I started to meditate sometime in my teenage years, and always had the feeling that I’m doing something wrong. Since then, I read several books on the subject, did countless guided and non-guided meditations, went to India and meditated with monks and even in the presence of His Holiness the Dalai Lama, and reached two conclusions:
1. Meditation is very straightforward.
2. Meditation is the simplest form of self-development.
It takes very little time, but needs to be done regularly.
It requires no equipment, only your presence.
It seems like you’re doing nothing, but in fact you’re going through a lot of training.
This year, I made a subscription to Headspace.com, an online guided meditation library, and Andy Puddicombe’s voice and structured guided meditations helped me make a daily habit out of my sitting down and doing nothing for 20 minutes every day.
How to meditate:
You sit down, bring your awareness to the present moment, then, slowly, focus on your breath. Whenever a thought comes, you let it pass, without following it. If you find yourself swept by the thought process, you gently bring yourself back to the present moment, and back to the breath.
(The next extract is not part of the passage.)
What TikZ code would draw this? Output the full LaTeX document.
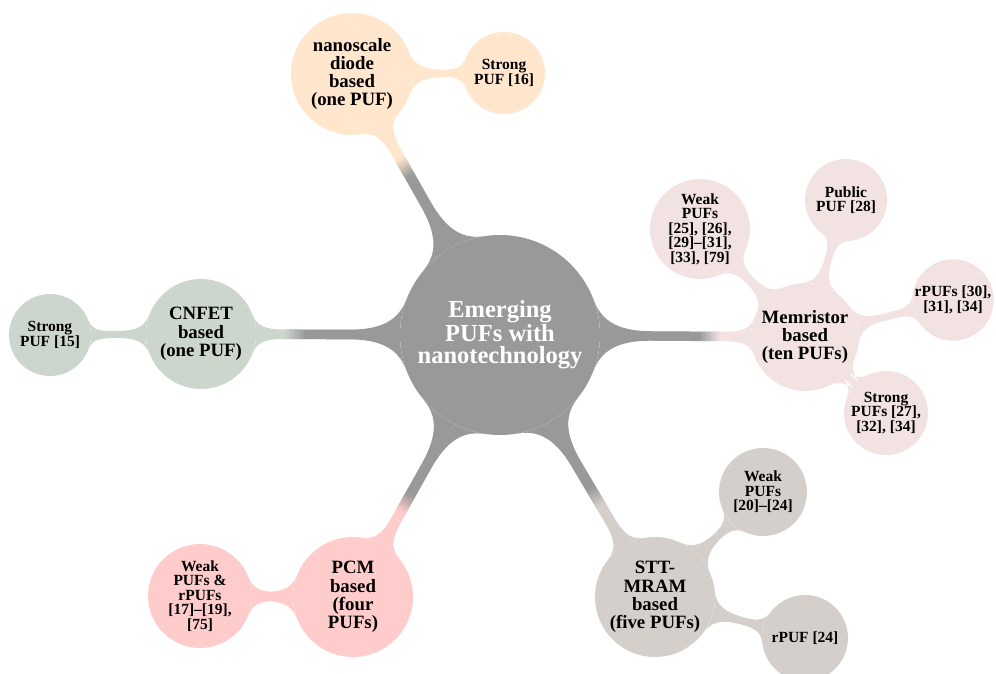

It may not be like much, but through the course of a couple of months, here’s what I learned through meditation:
1. The mind can be trained and changed.
It really is like a crazy monkey, but through the course of regular meditation, it can become flexible and responsive. I found that I concentrate easier and have more faith in my capability to zone out and focus on something if it’s needed.
2. Nothing is static, everything is flow.
There are days when the above mentioned concentration is nowhere to be found :(. I struggle, my mind goes from thought to thought and most times I just sit there and go through my to-do list for 20 minutes. But then, the whole point is getting back, gently bringing myself back. Not becoming upset at myself (though, of course, that often happens), but showing up again the next day and continuing.
3. Underneath it all, there is only calm.
If you meditate long enough (for me this happened after about a month or two) you reach the point where the space in between two thoughts becomes wider and wider. Sometimes it lasts for a whole second (before you go “Whoa! I didn’t think anything for the past second!”) This space…is pure calm. It is an open sky. It’s happiness and bliss, fulfillment and emptiness at the same time.
This, Buddhists say, is the inherent nature of the mind. Open and vast as the sky. We only cloud it with thoughts, but through meditation we can return to its original, untarnished state.
4. It makes me my own friend.
Meditation has no objective, no end goal. At least, not for us, Westerners, or for me, I don’t seek enlightenment, only a feeling that I’m more okay with myself. With meditation, I learned to be ok with bad days, to let go of a certain “status” or “achievement” or end goal. Even, as I write this blog post, I realize that it’s been months since I last meditated, and still the effects are with me. I do feel guilty for not showing up for my daily practice for so long, but I know that my only task is to show up the next day, and I will try to do that. And if that doesn’t work, I will show up the next day.
I am my own toughest judge, and oh it’s so easy to feel bad for not keeping my word. But in the end, I bring back the gentleness, the kindness I learned and realize I’m my own friend.
I hope you will give it a shot – actually, more than a shot, make it a habit.
If you want to see real results, you need to put the time behind it.
Time dedicated to doing nothing, just to being.